[start of DATA SEGMENT]

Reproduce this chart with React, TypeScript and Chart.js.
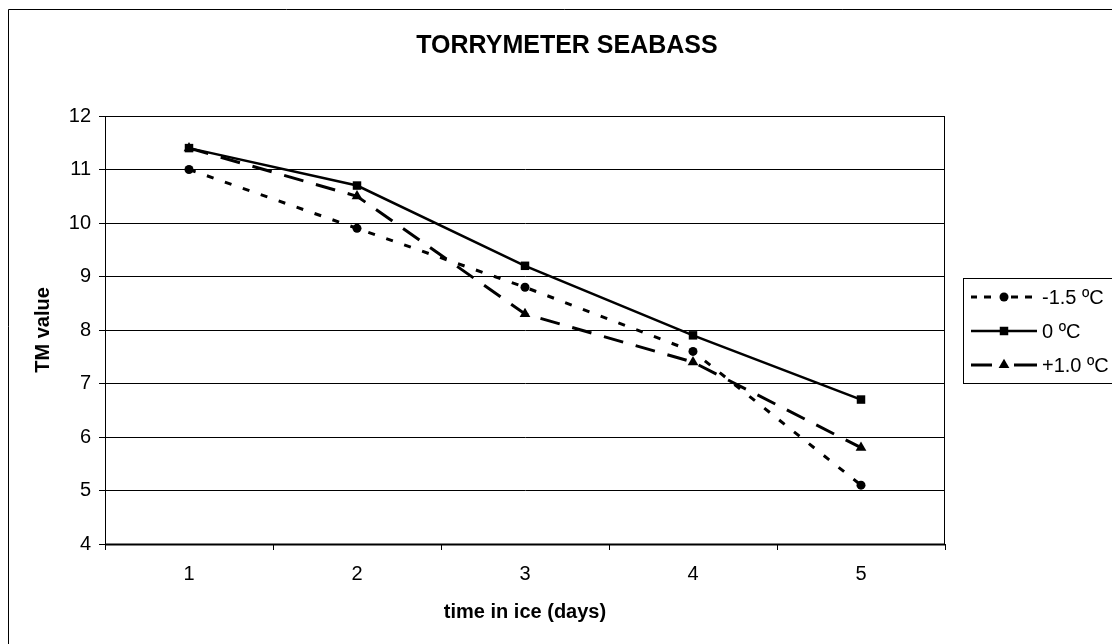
import React, { useEffect, useRef } from "react";
import { Chart, registerables } from "chart.js";

Chart.register(...registerables);

const chartTitle = "TORRYMETER SEABASS";
const xTitle = "time in ice (days)";
const yTitle = "TM value";
const categories = ["1", "2", "3", "4", "5"];
const seriesNames = ["-1.5 ºC", "0 ºC", "+1.0 ºC"];
const seriesMinus15 = [11.0, 9.9, 8.8, 7.6, 5.1];
const seriesZero = [11.4, 10.7, 9.2, 7.9, 6.7];
const seriesPlus10 = [11.4, 10.5, 8.3, 7.4, 5.8];
const yMin = 4;
const yMax = 12;
const yStep = 1;

const FONT = "'Liberation Sans', Arial, sans-serif";

const styles = [
  { dash: [7, 12], width: 3, point: "circle", radius: 4.5, legendSegs: [[-33, -27], [-20, -13], [7, 14], [21, 28]] },
  { dash: [] as number[], width: 2.5, point: "rect", radius: 6, legendSegs: [[-33, 33]] },
  { dash: [20, 13], width: 3, point: "triangle", radius: 6.2, legendSegs: [[-33, -12], [10, 33]] },
];

function drawMarker(ctx: CanvasRenderingContext2D, style: string, x: number, y: number, r: number) {
  ctx.beginPath();
  if (style === "circle") {
    ctx.arc(x, y, r, 0, Math.PI * 2);
  } else if (style === "rect") {
    const s = Math.SQRT1_2 * r;
    ctx.rect(x - s, y - s, 2 * s, 2 * s);
  } else if (style === "triangle") {
    const a = Math.PI / 2;
    ctx.moveTo(x + Math.cos(-a) * r, y + Math.sin(-a) * r);
    ctx.lineTo(x + Math.cos(-a + (2 * Math.PI) / 3) * r, y + Math.sin(-a + (2 * Math.PI) / 3) * r);
    ctx.lineTo(x + Math.cos(-a + (4 * Math.PI) / 3) * r, y + Math.sin(-a + (4 * Math.PI) / 3) * r);
    ctx.closePath();
  }
  ctx.fill();
}

const framePlugin = {
  id: "framePlugin",
  beforeDraw(chart: any) {
    const ctx = chart.ctx as CanvasRenderingContext2D;
    ctx.save();
    ctx.fillStyle = "#ffffff";
    ctx.fillRect(0, 0, chart.width, chart.height);
    ctx.strokeStyle = "#000";
    ctx.lineWidth = 1;
    ctx.beginPath();
    ctx.moveTo(0.5, chart.height);
    ctx.lineTo(0.5, 1.5);
    ctx.lineTo(chart.width, 1.5);
    ctx.stroke();
    ctx.fillStyle = "#000";
    ctx.font = `bold 25px ${FONT}`;
    ctx.textAlign = "center";
    ctx.textBaseline = "middle";
    ctx.fillText(chartTitle, 559, 38);
    ctx.restore();
  },
  afterDraw(chart: any) {
    const ctx = chart.ctx as CanvasRenderingContext2D;
    const a = chart.chartArea;
    ctx.save();
    ctx.strokeStyle = "#000";
    ctx.lineWidth = 1;
    ctx.strokeRect(Math.round(a.left) + 0.5, Math.round(a.top) + 0.5, Math.round(a.right - a.left) - 1, Math.round(a.bottom - a.top));
    ctx.lineWidth = 2;
    ctx.beginPath();
    ctx.moveTo(a.left, Math.round(a.bottom) + 0.5);
    ctx.lineTo(a.right, Math.round(a.bottom) + 0.5);
    ctx.stroke();
    // legend
    ctx.lineWidth = 1;
    const lx = 955;
    const ly = 270;
    const lw = 151;
    const lh = 105;
    ctx.fillStyle = "#fff";
    ctx.fillRect(lx, ly, lw, lh);
    ctx.strokeRect(lx + 0.5, ly + 0.5, lw, lh);
    const rows = [289, 323, 357];
    const mx = 996;
    chart.data.datasets.forEach((ds: any, i: number) => {
      const st = styles[i];
      const y = rows[i];
      ctx.save();
      ctx.strokeStyle = "#000";
      ctx.lineWidth = st.width;
      ctx.beginPath();
      st.legendSegs.forEach(([s, e]) => {
        ctx.moveTo(mx + s, y);
        ctx.lineTo(mx + e, y);
      });
      ctx.stroke();
      ctx.fillStyle = "#000";
      drawMarker(ctx, st.point, mx, y, st.radius);
      ctx.restore();
      ctx.fillStyle = "#000";
      ctx.font = `20px ${FONT}`;
      ctx.textAlign = "left";
      ctx.textBaseline = "middle";
      ctx.fillText(ds.label, 1034, y + 1);
    });
    ctx.restore();
  },
};

export default function App() {
  const ref = useRef<HTMLCanvasElement | null>(null);
  useEffect(() => {
    if (!ref.current) return;
    const seriesValues = [seriesMinus15, seriesZero, seriesPlus10];
    const chart = new Chart(ref.current, {
      type: "line",
      data: {
        labels: categories,
        datasets: seriesValues.map((vals, i) => ({
          label: seriesNames[i],
          data: vals,
          borderColor: "#000",
          backgroundColor: "#000",
          borderWidth: styles[i].width,
          borderDash: styles[i].dash,
          pointStyle: styles[i].point as any,
          pointRadius: styles[i].radius,
          pointBorderWidth: 0,
          pointBackgroundColor: "#000",
          pointBorderColor: "#000",
          tension: 0,
          fill: false,
        })),
      },
      options: {
        animation: false,
        responsive: false,
        devicePixelRatio: 1,
        layout: { padding: { left: 0, top: 108, right: 175, bottom: 0 } },
        plugins: {
          legend: { display: false },
          title: { display: false },
          tooltip: { enabled: false },
        },
        scales: {
          x: {
            type: "category",
            offset: true,
            afterFit: (s: any) => {
              s.height = 100;
            },
            grid: {
              offset: true,
              drawOnChartArea: false,
              drawTicks: true,
              tickLength: 6,
              color: "#000",
              lineWidth: 1,
            },
            border: { display: true, color: "#000", width: 1 },
            ticks: { color: "#000", font: { family: FONT, size: 20 }, padding: 12 },
            title: {
              display: true,
              text: xTitle,
              color: "#000",
              font: { family: FONT, size: 20, weight: "bold" },
              padding: { top: 0, bottom: 20 },
            },
          },
          y: {
            min: yMin,
            max: yMax,
            afterFit: (s: any) => {
              s.width = 97;
            },
            grid: {
              drawOnChartArea: true,
              drawTicks: true,
              tickLength: 6,
              color: "#000",
              lineWidth: 1,
            },
            border: { display: true, color: "#000", width: 1 },
            ticks: { stepSize: yStep, color: "#000", font: { family: FONT, size: 20 }, padding: 8 },
            title: {
              display: true,
              text: yTitle,
              color: "#000",
              font: { family: FONT, size: 20, weight: "bold" },
              padding: { top: 23, bottom: 0 },
            },
          },
        },
      },
      plugins: [framePlugin],
    });
    return () => chart.destroy();
  }, []);
  return (
    <div style={{ width: 1112, height: 636, overflow: "hidden" }}>
      <canvas ref={ref} width={1112} height={636} style={{ display: "block", width: 1112, height: 636 }} />
    </div>
  );
}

[end of DATA SEGMENT]

Without the pictures, write out the whole listing above exactly as it appears.

- **RESULT**:
Reproduce this chart with React, TypeScript and Chart.js.
import React, { useEffect, useRef } from "react";
import { Chart, registerables } from "chart.js";

Chart.register(...registerables);

const chartTitle = "TORRYMETER SEABASS";
const xTitle = "time in ice (days)";
const yTitle = "TM value";
const categories = ["1", "2", "3", "4", "5"];
const seriesNames = ["-1.5 ºC", "0 ºC", "+1.0 ºC"];
const seriesMinus15 = [11.0, 9.9, 8.8, 7.6, 5.1];
const seriesZero = [11.4, 10.7, 9.2, 7.9, 6.7];
const seriesPlus10 = [11.4, 10.5, 8.3, 7.4, 5.8];
const yMin = 4;
const yMax = 12;
const yStep = 1;

const FONT = "'Liberation Sans', Arial, sans-serif";

const styles = [
  { dash: [7, 12], width: 3, point: "circle", radius: 4.5, legendSegs: [[-33, -27], [-20, -13], [7, 14], [21, 28]] },
  { dash: [] as number[], width: 2.5, point: "rect", radius: 6, legendSegs: [[-33, 33]] },
  { dash: [20, 13], width: 3, point: "triangle", radius: 6.2, legendSegs: [[-33, -12], [10, 33]] },
];

function drawMarker(ctx: CanvasRenderingContext2D, style: string, x: number, y: number, r: number) {
  ctx.beginPath();
  if (style === "circle") {
    ctx.arc(x, y, r, 0, Math.PI * 2);
  } else if (style === "rect") {
    const s = Math.SQRT1_2 * r;
    ctx.rect(x - s, y - s, 2 * s, 2 * s);
  } else if (style === "triangle") {
    const a = Math.PI / 2;
    ctx.moveTo(x + Math.cos(-a) * r, y + Math.sin(-a) * r);
    ctx.lineTo(x + Math.cos(-a + (2 * Math.PI) / 3) * r, y + Math.sin(-a + (2 * Math.PI) / 3) * r);
    ctx.lineTo(x + Math.cos(-a + (4 * Math.PI) / 3) * r, y + Math.sin(-a + (4 * Math.PI) / 3) * r);
    ctx.closePath();
  }
  ctx.fill();
}

const framePlugin = {
  id: "framePlugin",
  beforeDraw(chart: any) {
    const ctx = chart.ctx as CanvasRenderingContext2D;
    ctx.save();
    ctx.fillStyle = "#ffffff";
    ctx.fillRect(0, 0, chart.width, chart.height);
    ctx.strokeStyle = "#000";
    ctx.lineWidth = 1;
    ctx.beginPath();
    ctx.moveTo(0.5, chart.height);
    ctx.lineTo(0.5, 1.5);
    ctx.lineTo(chart.width, 1.5);
    ctx.stroke();
    ctx.fillStyle = "#000";
    ctx.font = `bold 25px ${FONT}`;
    ctx.textAlign = "center";
    ctx.textBaseline = "middle";
    ctx.fillText(chartTitle, 559, 38);
    ctx.restore();
  },
  afterDraw(chart: any) {
    const ctx = chart.ctx as CanvasRenderingContext2D;
    const a = chart.chartArea;
    ctx.save();
    ctx.strokeStyle = "#000";
    ctx.lineWidth = 1;
    ctx.strokeRect(Math.round(a.left) + 0.5, Math.round(a.top) + 0.5, Math.round(a.right - a.left) - 1, Math.round(a.bottom - a.top));
    ctx.lineWidth = 2;
    ctx.beginPath();
    ctx.moveTo(a.left, Math.round(a.bottom) + 0.5);
    ctx.lineTo(a.right, Math.round(a.bottom) + 0.5);
    ctx.stroke();
    // legend
    ctx.lineWidth = 1;
    const lx = 955;
    const ly = 270;
    const lw = 151;
    const lh = 105;
    ctx.fillStyle = "#fff";
    ctx.fillRect(lx, ly, lw, lh);
    ctx.strokeRect(lx + 0.5, ly + 0.5, lw, lh);
    const rows = [289, 323, 357];
    const mx = 996;
    chart.data.datasets.forEach((ds: any, i: number) => {
      const st = styles[i];
      const y = rows[i];
      ctx.save();
      ctx.strokeStyle = "#000";
      ctx.lineWidth = st.width;
      ctx.beginPath();
      st.legendSegs.forEach(([s, e]) => {
        ctx.moveTo(mx + s, y);
        ctx.lineTo(mx + e, y);
      });
      ctx.stroke();
      ctx.fillStyle = "#000";
      drawMarker(ctx, st.point, mx, y, st.radius);
      ctx.restore();
      ctx.fillStyle = "#000";
      ctx.font = `20px ${FONT}`;
      ctx.textAlign = "left";
      ctx.textBaseline = "middle";
      ctx.fillText(ds.label, 1034, y + 1);
    });
    ctx.restore();
  },
};

export default function App() {
  const ref = useRef<HTMLCanvasElement | null>(null);
  useEffect(() => {
    if (!ref.current) return;
    const seriesValues = [seriesMinus15, seriesZero, seriesPlus10];
    const chart = new Chart(ref.current, {
      type: "line",
      data: {
        labels: categories,
        datasets: seriesValues.map((vals, i) => ({
          label: seriesNames[i],
          data: vals,
          borderColor: "#000",
          backgroundColor: "#000",
          borderWidth: styles[i].width,
          borderDash: styles[i].dash,
          pointStyle: styles[i].point as any,
          pointRadius: styles[i].radius,
          pointBorderWidth: 0,
          pointBackgroundColor: "#000",
          pointBorderColor: "#000",
          tension: 0,
          fill: false,
        })),
      },
      options: {
        animation: false,
        responsive: false,
        devicePixelRatio: 1,
        layout: { padding: { left: 0, top: 108, right: 175, bottom: 0 } },
        plugins: {
          legend: { display: false },
          title: { display: false },
          tooltip: { enabled: false },
        },
        scales: {
          x: {
            type: "category",
            offset: true,
            afterFit: (s: any) => {
              s.height = 100;
            },
            grid: {
              offset: true,
              drawOnChartArea: false,
              drawTicks: true,
              tickLength: 6,
              color: "#000",
              lineWidth: 1,
            },
            border: { display: true, color: "#000", width: 1 },
            ticks: { color: "#000", font: { family: FONT, size: 20 }, padding: 12 },
            title: {
              display: true,
              text: xTitle,
              color: "#000",
              font: { family: FONT, size: 20, weight: "bold" },
              padding: { top: 0, bottom: 20 },
            },
          },
          y: {
            min: yMin,
            max: yMax,
            afterFit: (s: any) => {
              s.width = 97;
            },
            grid: {
              drawOnChartArea: true,
              drawTicks: true,
              tickLength: 6,
              color: "#000",
              lineWidth: 1,
            },
            border: { display: true, color: "#000", width: 1 },
            ticks: { stepSize: yStep, color: "#000", font: { family: FONT, size: 20 }, padding: 8 },
            title: {
              display: true,
              text: yTitle,
              color: "#000",
              font: { family: FONT, size: 20, weight: "bold" },
              padding: { top: 23, bottom: 0 },
            },
          },
        },
      },
      plugins: [framePlugin],
    });
    return () => chart.destroy();
  }, []);
  return (
    <div style={{ width: 1112, height: 636, overflow: "hidden" }}>
      <canvas ref={ref} width={1112} height={636} style={{ display: "block", width: 1112, height: 636 }} />
    </div>
  );
}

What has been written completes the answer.